Ayasāva malaṃ samuṭṭhitaṃ, taduṭṭhāya tameva khādati; evaṃ atidhonacārinaṃ, sākammāni nayanti duggatiṃ.

Ayasāva malaṃ samuṭṭhitaṃ, taduṭṭhāya tameva khādati; evaṃ atidhonacārinaṃ, sākammāni nayanti duggatiṃ.

Just as rust arising from iron eats away that same iron, so one’s own actions lead the transgressor to a bad destiny.

Ayasāva malaṃ samuṭṭhitaṃ taduṭṭhāya tameva khādati — as rust arising from iron eats away the iron: the impurity (mala) does not come from outside but arises from the material itself.
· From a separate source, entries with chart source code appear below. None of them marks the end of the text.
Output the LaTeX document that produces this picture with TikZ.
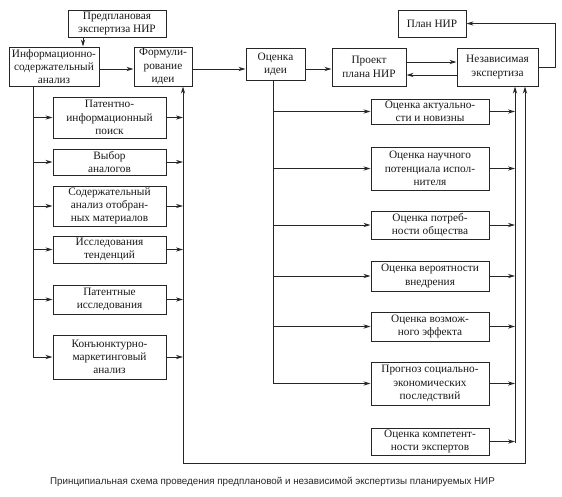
\documentclass[tikz,border=0pt]{standalone}
\usepackage{fontspec}
\setmainfont{Liberation Serif}
\newfontfamily\capfont{Liberation Sans}
\usetikzlibrary{arrows.meta,positioning,calc}
\begin{document}
\begin{tikzpicture}[x=1pt,y=-1pt,
  box/.style={draw=black!85, line width=1pt, align=center, inner sep=1pt,
    font=\fontsize{11.3}{13.3}\selectfont, text=black!90},
  line/.style={draw=black!85, line width=1pt},
  arr/.style={line, -{Stealth[length=7pt,width=4.2pt]}}]
\useasboundingbox (0,0) rectangle (562,496);
\fill[white] (0,0) rectangle (562,496);
% top row
\node[box, minimum width=98, minimum height=27] (pre) at (117,23.5) {Предплановая\\экспертиза НИР};
\node[box, minimum width=90, minimum height=39] (info) at (54,66.5) {Информационно-\\содержательный\\анализ};
\node[box, minimum width=58, minimum height=39] (form) at (163,66.5) {Формули-\\рование\\идеи};
\node[box, minimum width=59, minimum height=32] (idea) at (275.5,64) {Оценка\\идеи};
\node[box, minimum width=74, minimum height=38] (proj) at (369,67) {Проект\\плана НИР};
\node[box, minimum width=81, minimum height=38] (indep) at (497.5,67) {Независимая\\экспертиза};
\node[box, minimum width=68, minimum height=27] (plan) at (432,23.5) {План НИР};
% left column
\node[box, minimum width=113, minimum height=41] (L1) at (109.5,117.5) {Патентно-\\информационный\\поиск};
\node[box, minimum width=113, minimum height=26] (L2) at (109.5,162) {Выбор\\аналогов};
\node[box, minimum width=113, minimum height=40] (L3) at (109.5,206) {Содержательный\\анализ отобран-\\ных материалов};
\node[box, minimum width=113, minimum height=27] (L4) at (109.5,249.5) {Исследования\\тенденций};
\node[box, minimum width=113, minimum height=29] (L5) at (109.5,299.5) {Патентные\\исследования};
\node[box, minimum width=113, minimum height=44] (L6) at (109.5,357) {Конъюнктурно-\\маркетинговый\\анализ};
% right column
\node[box, minimum width=118, minimum height=25] (R1) at (430,111.5) {Оценка актуально-\\сти и новизны};
\node[box, minimum width=118, minimum height=43] (R2) at (430,168.5) {Оценка научного\\потенциала испол-\\нителя};
\node[box, minimum width=118, minimum height=28] (R3) at (430,225) {Оценка потреб-\\ности общества};
\node[box, minimum width=118, minimum height=30] (R4) at (430,276) {Оценка вероятности\\внедрения};
\node[box, minimum width=118, minimum height=29] (R5) at (430,326.5) {Оценка возмож-\\ного эффекта};
\node[box, minimum width=118, minimum height=43] (R6) at (430,383.5) {Прогноз социально-\\экономических\\последствий};
\node[box, minimum width=118, minimum height=27] (R7) at (430,441.5) {Оценка компетент-\\ности экспертов};
% caption
\node[font=\capfont\fontsize{9.8}{11}\selectfont, text=black!85, inner sep=0pt] (cap) at (272.5,482)
  {Принципиальная схема проведения предплановой и независимой экспертизы планируемых НИР};
% helper coordinates
\coordinate (a) at (83,0);
\coordinate (tl) at (33,0);
\coordinate (tr) at (183,463);
\coordinate (rt) at (273,0);
\coordinate (rr) at (515,443);
\coordinate (br) at (525,463);
\coordinate (loop) at (555,0);
% top connectors
\draw[arr] (pre.south -| a) -- (info.north -| a);
\draw[arr] ([yshift=-2.5pt]info.east) -- ([yshift=-2.5pt]form.west);
\draw[arr] ([yshift=-2.5pt]form.east) -- ([yshift=-2.5pt]form.east -| idea.west);
\draw[arr] ([yshift=-2pt]proj.west -| idea.east) -- ([yshift=-2pt]proj.west);
\draw[arr] ([yshift=5pt]proj.east) -- ([yshift=5pt]indep.west);
\draw[arr] ([yshift=-8pt]indep.west) -- ([yshift=-8pt]proj.east);
\draw[arr] (indep.east) -| (loop |- plan.east) -- (plan.east);
% left trunk
\draw[line] (info.south -| tl) -- (tl |- L6);
\foreach \n in {L1,L2,L3,L4,L5,L6} {
  \draw[arr] (tl |- \n) -- (\n.west);
  \draw[arr] (\n.east) -- (tr |- \n);
}
\draw[arr] (tr) -- (form.south -| tr);
\draw[arr] (tr) -- (br) -- (indep.south -| br);
% right trunk
\draw[line] (idea.south -| rt) -- (rt |- R6);
\foreach \n in {R1,R2,R3,R4,R5,R6} {
  \draw[arr] (rt |- \n) -- (\n.west);
}
\foreach \n in {R1,R2,R3,R4,R5,R6,R7} {
  \draw[arr] (\n.east) -- (rr |- \n);
}
\draw[arr] (rr) -- (indep.south -| rr);
\end{tikzpicture}
\end{document}
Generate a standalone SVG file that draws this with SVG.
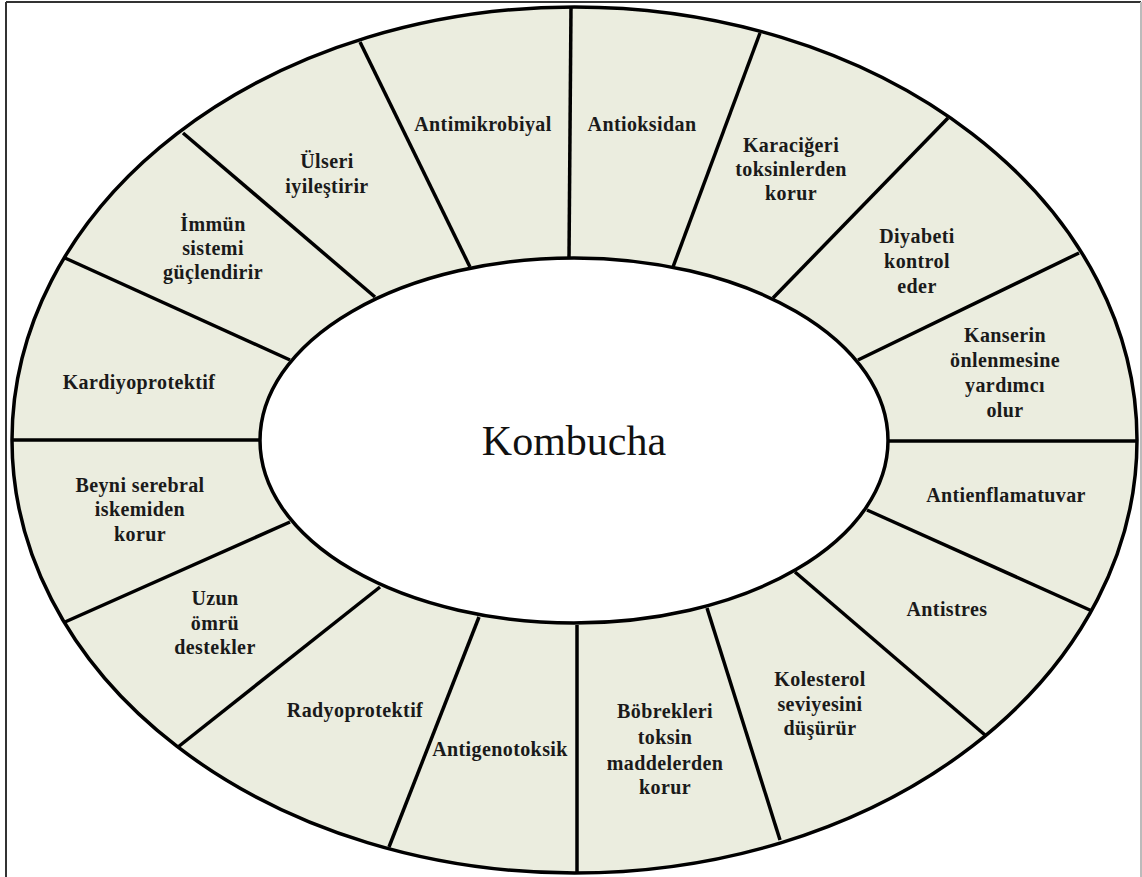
<svg xmlns="http://www.w3.org/2000/svg" width="1142" height="877" viewBox="0 0 1142 877">
<style>
.ring{fill:#EBEDDF;stroke:#000;stroke-width:3.5}
.hole{fill:#fff;stroke:#000;stroke-width:3.5}
.div line{stroke:#000;stroke-width:3.5}
.lbl{font-family:"Liberation Serif","Times New Roman",serif;font-weight:bold;font-size:20px;letter-spacing:0.4px;fill:#1a1a1a;text-anchor:middle}
.title{font-family:"Liberation Serif","Times New Roman",serif;font-size:42px;fill:#111;text-anchor:middle}
</style>
<rect x="0" y="0" width="1142" height="877" fill="#fff"/>
<line x1="6" y1="2" x2="1141" y2="2" stroke="#333" stroke-width="2"/>
<line x1="6" y1="2" x2="6" y2="877" stroke="#333" stroke-width="2"/>
<line x1="1141" y1="2" x2="1141" y2="877" stroke="#bbb" stroke-width="2"/>
<ellipse class="ring" cx="574.5" cy="440" rx="562.5" ry="433"/>
<g id="connectors" class="div">
<line x1="571" y1="7" x2="569" y2="258"/>
<line x1="760" y1="33" x2="673" y2="267"/>
<line x1="948" y1="118" x2="773" y2="298"/>
<line x1="1079" y1="253" x2="858" y2="360"/>
<line x1="1137" y1="441" x2="888" y2="441"/>
<line x1="1092" y1="611" x2="867" y2="510"/>
<line x1="985" y1="735" x2="795" y2="572"/>
<line x1="780" y1="840" x2="707" y2="608"/>
<line x1="577" y1="873" x2="577" y2="625"/>
<line x1="389" y1="847" x2="479" y2="617"/>
<line x1="178" y1="747" x2="380" y2="587"/>
<line x1="65" y1="622" x2="290" y2="522"/>
<line x1="12" y1="440" x2="260" y2="440"/>
<line x1="65" y1="258" x2="290" y2="360"/>
<line x1="183" y1="133" x2="375" y2="297"/>
<line x1="360" y1="42" x2="470" y2="267"/>
</g>
<g id="center">
<ellipse class="hole" cx="574" cy="440.5" rx="314" ry="182.5"/>
<text class="title" x="574" y="455">Kombucha</text>
</g>
<g id="antimikrobiyal"><text class="lbl" x="483" y="131">Antimikrobiyal</text></g>
<g id="antioksidan"><text class="lbl" x="642" y="131">Antioksidan</text></g>
<g id="karaciger"><text class="lbl" x="791" y="152">Karaciğeri</text><text class="lbl" x="791" y="176">toksinlerden</text><text class="lbl" x="791" y="200">korur</text></g>
<g id="diyabet"><text class="lbl" x="917" y="243">Diyabeti</text><text class="lbl" x="917" y="268">kontrol</text><text class="lbl" x="917" y="293">eder</text></g>
<g id="kanser"><text class="lbl" x="1005" y="342">Kanserin</text><text class="lbl" x="1005" y="367">önlenmesine</text><text class="lbl" x="1005" y="392">yardımcı</text><text class="lbl" x="1005" y="417">olur</text></g>
<g id="antienflamatuvar"><text class="lbl" x="1006" y="502">Antienflamatuvar</text></g>
<g id="antistres"><text class="lbl" x="947" y="616">Antistres</text></g>
<g id="kolesterol"><text class="lbl" x="820" y="686">Kolesterol</text><text class="lbl" x="820" y="711">seviyesini</text><text class="lbl" x="820" y="735">düşürür</text></g>
<g id="bobrek"><text class="lbl" x="665" y="718">Böbrekleri</text><text class="lbl" x="665" y="744">toksin</text><text class="lbl" x="665" y="770">maddelerden</text><text class="lbl" x="665" y="794">korur</text></g>
<g id="antigenotoksik"><text class="lbl" x="500" y="756">Antigenotoksik</text></g>
<g id="radyoprotektif"><text class="lbl" x="355" y="717">Radyoprotektif</text></g>
<g id="uzun"><text class="lbl" x="215" y="605">Uzun</text><text class="lbl" x="215" y="630">ömrü</text><text class="lbl" x="215" y="654">destekler</text></g>
<g id="beyni"><text class="lbl" x="140" y="492">Beyni serebral</text><text class="lbl" x="140" y="516">iskemiden</text><text class="lbl" x="140" y="541">korur</text></g>
<g id="kardiyoprotektif"><text class="lbl" x="139" y="389">Kardiyoprotektif</text></g>
<g id="immun"><text class="lbl" x="213" y="231">İmmün</text><text class="lbl" x="213" y="255">sistemi</text><text class="lbl" x="213" y="279">güçlendirir</text></g>
<g id="ulser"><text class="lbl" x="327" y="168">Ülseri</text><text class="lbl" x="327" y="193">iyileştirir</text></g>
</svg>
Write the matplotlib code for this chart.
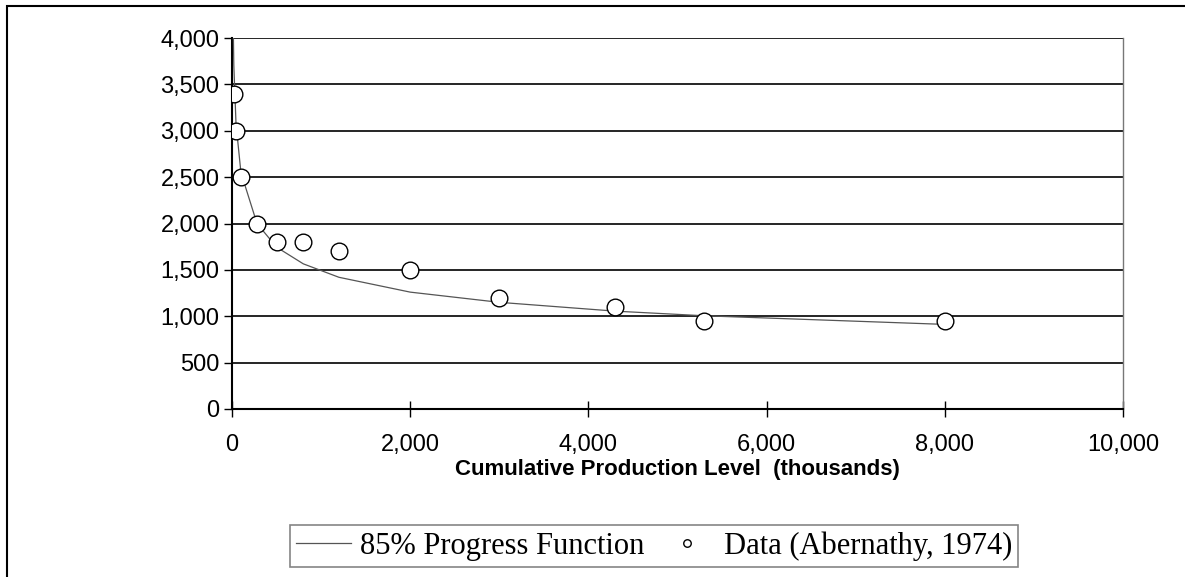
import matplotlib
matplotlib.use("Agg")
import matplotlib.pyplot as plt
from matplotlib.ticker import FuncFormatter, MultipleLocator
from matplotlib.patches import Rectangle

# cumulative production (thousands) and data points
data_x = [20, 45, 100, 280, 500, 800, 1200, 2000, 3000, 4300, 5300, 8000]
data_y = [3400, 3000, 2500, 2000, 1800, 1800, 1700, 1500, 1200, 1100, 950, 950]

curve_x = [10, 20, 45, 100, 280, 500, 800, 1200, 2000, 3000, 4300, 5300, 8000]
curve_y = [4370, 3710, 3070, 2550, 2000, 1745, 1565, 1420, 1260, 1150, 1055, 1005, 912]

fig = plt.figure(figsize=(11.85, 5.77), dpi=100)
ax = fig.add_axes([0.1958, 0.2912, 0.7519, 0.6429])

# outer frame of the figure
fig.patches.append(Rectangle((7 / 1185, -0.05), 1.2, 1.05 - 6 / 577, transform=fig.transFigure,
                             fill=False, edgecolor="black", linewidth=1.5))

line, = ax.plot(curve_x, curve_y, color="#555555", linewidth=0.9, zorder=3)
pts, = ax.plot(data_x, data_y, linestyle="none", marker="o", markersize=12,
               markerfacecolor="white", markeredgecolor="black", markeredgewidth=1.0, zorder=4)

ax.set_xlim(0, 10000)
ax.set_ylim(0, 4000)
ax.xaxis.set_major_locator(MultipleLocator(2000))
ax.yaxis.set_major_locator(MultipleLocator(500))
comma = FuncFormatter(lambda v, p: f"{int(v):,}")
ax.xaxis.set_major_formatter(comma)
ax.yaxis.set_major_formatter(comma)

ax.yaxis.grid(True, color="black", linewidth=1.2)
ax.set_axisbelow(True)
ax.spines["top"].set_visible(False)
ax.spines["right"].set_color("#777777")
ax.spines["right"].set_linewidth(1.0)
ax.spines["left"].set_linewidth(1.5)
ax.spines["bottom"].set_linewidth(1.5)

ax.tick_params(axis="y", direction="out", length=6, width=1, pad=3,
               labelsize=17, labelfontfamily="Liberation Sans")
ax.tick_params(axis="x", direction="inout", length=12, width=1, pad=12,
               labelsize=17, labelfontfamily="Liberation Sans")

ax.set_xlabel("Cumulative Production Level  (thousands)", fontsize=16, fontweight="bold",
              family="Liberation Sans", labelpad=2)

leg = fig.legend([line, pts], ["85% Progress Function", "Data (Abernathy, 1974)"],
                 loc="center", bbox_to_anchor=(654 / 1185, 1 - 546 / 577), ncol=2,
                 prop={"family": "Liberation Serif", "size": 22}, frameon=True,
                 fancybox=False, edgecolor="#666666", markerscale=0.45,
                 handlelength=1.8, handletextpad=0.3, columnspacing=0.5,
                 borderpad=0.2, borderaxespad=0.0)
leg.get_frame().set_linewidth(1.2)

fig.savefig("out.png", dpi=100)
Rust is produced by iron itself and then destroys it — a process of self-destruction from within.

Evaṃ atidhonacārinaṃ sākammāni nayanti duggatiṃ — thus one’s own actions lead the transgressor to a bad destiny: atidhonacārin is one who exceeds limits, the transgressor of discipline. Their own actions (sākamma) are the rust that corrodes them.

The rust metaphor is psychologically exact: mental impurities (greed, aversion, ignorance) are not external agents but internal products that, if unattended, consume the being from within.

As in verse 165 (the diamond crushing the gem), here self-destruction is the central theme. The impurity vagga insists that the greatest danger comes from within, not without.